Lynch admits friendship into the equation incrementally, as Treves comes to realise there is a gentle soul under the hideous exterior, he pressures the hospital to grant John permanent residence, which happens not on it's own merits of humanity but by the board toadying to a higher authority. Treves finds in John an intelligence waiting to be stimulated and a sweet man who focuses on the many kindnesses he's been given instead of the tortures he's endured. John's equanimity and grace shames the behaviour of most who come in contact with him. John's 'celebrity' brings some comforts, especially in the form of the famous actress Mrs Kendall (Anne Bancroft) who invites John to the theatre for the high point of his short life. John gets as close to a sublime experience as he is likely to come and decides to sleep that night like a human being.

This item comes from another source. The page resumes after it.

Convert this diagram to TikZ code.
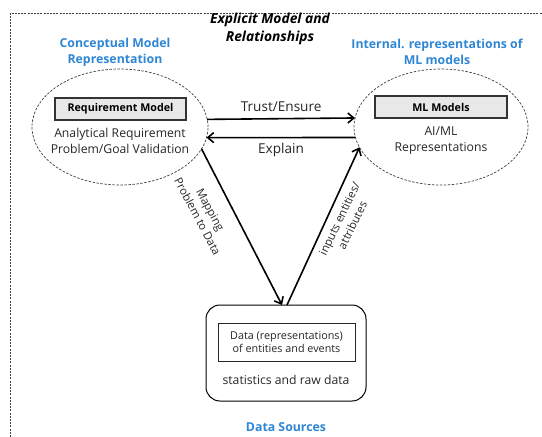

Anthony Hopkins is wonderful as the conflicted and well intentioned Treves, and after this role his career took a decidedly upward trajectory. John Hurt is able to give a brilliant performance in make up that should have made that an impossibility, and his delicate voice and physical nuance gives the monster a humanity that is truly affecting, his yelling at the pursuing mob "I am not an animal, I am a human being" is one of the iconic moments on all of cinema. John Gielgud is fine as the Hospital Governor and Wendy Hiller, who was a star since the 1930's is lovely as the Hospital Matron. The support honours however go to the lower class villains, Freddie Francis and Michael Elphick are both superb as the conniving ne'er do well's, grimy and odious.
The Elephant Man is one of the high points of modern cinema. Lynch fashioned a dense and elegant parable about the perception of what it is to be human. John was another 'outsider' for Lynch to identify with, a familiar and strong line of exploration in Lynch's work, and he frames the narrative in a way that leaves no room to doubt the problem is in the wider society and not with the 'freak'. It's a visually rich movie of poetic images and a master class in memorably staged pieces, and Lynch's sound design is again a strong and defining element in the way he uses it to create an environment that's suggestive and unnerving. Surprisingly, Mel Brooks, who produced the film, generously left his name off the credits so as not to infer any comedic element. and to give Lynch clear air. Lynch never forgot the gesture and credited Brooks with helping him become an A-list director. Lynch enjoyed a great success with the film and then frittered away the attendant Hollywood clout he'd earned completely with the disaster of his next enterprise Dune. Subsequently Lynch has accepted the mantle of Hollywood's reident wierdo, and his maverick outsider status means he's able to run his own race while his fans eagerly await the next unpredictable cinematic installment.